30 abril 2010

O curta da família Luz

E como se fizéssemos parte de um daqueles curtas da RBS, filmados no Litoral e exibidos ao meio-dia de sábado, lá estávamos os 8 reunidos.
Meu irmão mais velho, seu filho e minha irmã gêmea dentro do mar, na beirinha, mas dentro; ele fazendo o que era preciso fazer, o que havíamos combinado de fazer, e ela rezando, ao seu modo. Meu pequeno sobrinho parecia imitar os gestos de seu pai, também dentro d'água.
Na areia molhada, mas onde a onda não chegava, eu abraçada à minha mãe, ou melhor, eu amparando o choro de minha mãe. Eu chorava há algum tempo tb.
Minha sobrinha, q depois de se emocionar abraçada a sua mãe, minha cunhada, veio se juntar a nós;
E meu irmão mais novo, um pouco afastado, ao nosso lado, olhos fixos no mar, não sei se chorou, mas ganhou o abraço da esposa, que se chegou de mansinho.
Na frente, mar, pra esquerda um caminho sem fim, pra direita idem, para trás cômoros, ventava um pouco, havia muito silêncio e um pouco de frio. Estávamos além de Quintão, em frente a uma capelinha, referência do local onde meu pai e meus irmãos costumavam pescar nos anos de veraneio.
Tenta imaginar essa cena de longe, não te parece um curta gaúcho?

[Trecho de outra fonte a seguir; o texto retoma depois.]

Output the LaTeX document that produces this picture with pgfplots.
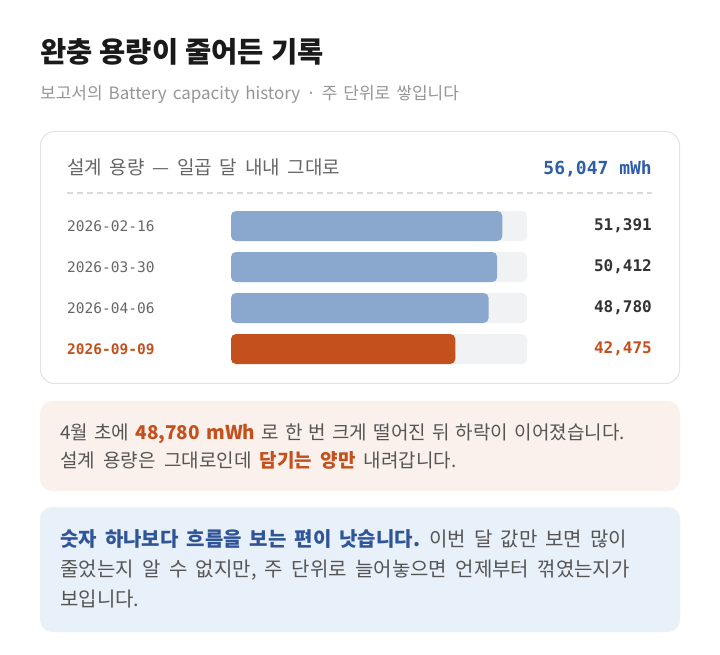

Minha família inteira ali. Podería-se dizer que não éramos 8, mas 9. Meu pai era o motivo daquela reunião: suas cinzas estavam sendo jogadas ao mar, 10 anos depois de sua morte. Mas qual era o motivo de o Universo ter juntado essas almas nessa vida?
Não sei os motivos pelos quais as outras pessoas ali choraram, mas eu acho que não chorei de tristeza. Talvez nem tanto de saudade. Pensei em meu pai, acho que rezei, pedi que estivesse bem. Mas me distanciei dali, me coloquei em frente a "essa TV que exibe um curta gaúcho", e chorei por me sentir tão estranha àquelas pessoas as quais estava para toda a vida ligada. Nunca entendi por que, e acho que não sossseguei de entender ainda, mas a afinidade com minha família é algo q está sempre sendo perseguido, ou seja, ela não existe. E eu me ressinto disso. Me senti só e ao mesmo tempo parte de algo. Com meu pai era diferente, mas como estaria sendo agora? Teríamos mantido a afinidade? Teria eu contado a ele tudo o que não consigo falar pra mãe e irmãos?

A cena triste, algo mórbida, estava estranhamente cheia de vida, de humanidade. Onde há emoção é que a vida (humana) está. Tenho certeza de que a emoção, saber lidar com ela, é o próximo passo evolutivo do homem. O que são os seres celestiais (condição que é destino de todos nós segundo praticamente todas as religiões), senão seres capazes de lidar com o que sentem e escolher o que querem sentir? E se a perspectiva te parece fantasiosa, olha pra trás então: os animais. O que nos faz diferente deles? A capacidade de pensar sobre o que se sente. E o que fazemos com isso? Pouco, muito pouco. Ou ao menos fazemos coisas ainda maculadas por resquícios de nossa natureza animal/instintiva. E só. Os chamados 'nobres' sentimentos são para poucos.
Há quem prefira a vida mais perto da animal, com seus prazeres bem fartos, materiais, carnais. Mas eu acho que a emoção é uma arma poderosa com a qual não sabemos lidar completamente ainda - ou seja, desconhecemos suas possibilidades de satisfação, realização e plenitude. Não sabemos lidar e ponto.
Tenho certeza de que lidar de forma equilibrada e serena e saudável com as emoções é o próximo passo evolutivo do homem principalmente porque é disso que mais fugimos. Mas como exercitar sem tentar? Até porque nem sempre é possível fugir. Eu não queria ter ido lá naquele dia. Meu pai não estava naquele saquinho de cinzas, embora estivesse de algum modo, entende? Mas eu fui. Tinha de ir. Como faltar?
Nessas horas, intimamente, se estremece como terremoto, algo salta pra fora, como lava, se revira coisa que tava quieta, é como turbulência, cair de bike, tomar uma vaca, ser atropelada numa travessia de água aberta. Mas passa. E vc está ali ainda: tudo no lugar, o mundo não parou não. Passa e vc continua sem certeza de que fará melhor na próxima, não sabe se o tranco vai ser mais ameno, igual ou pior. Não tem como saber.
Não se dá saltos evolutivos com facilidade, não é mesmo?!
Até porque, se a ideia é evoluir, o grau de dificuldade vai aumentando na medida que a gente vai ficando mais preparado. Ou alguém quer parar no meio do caminho?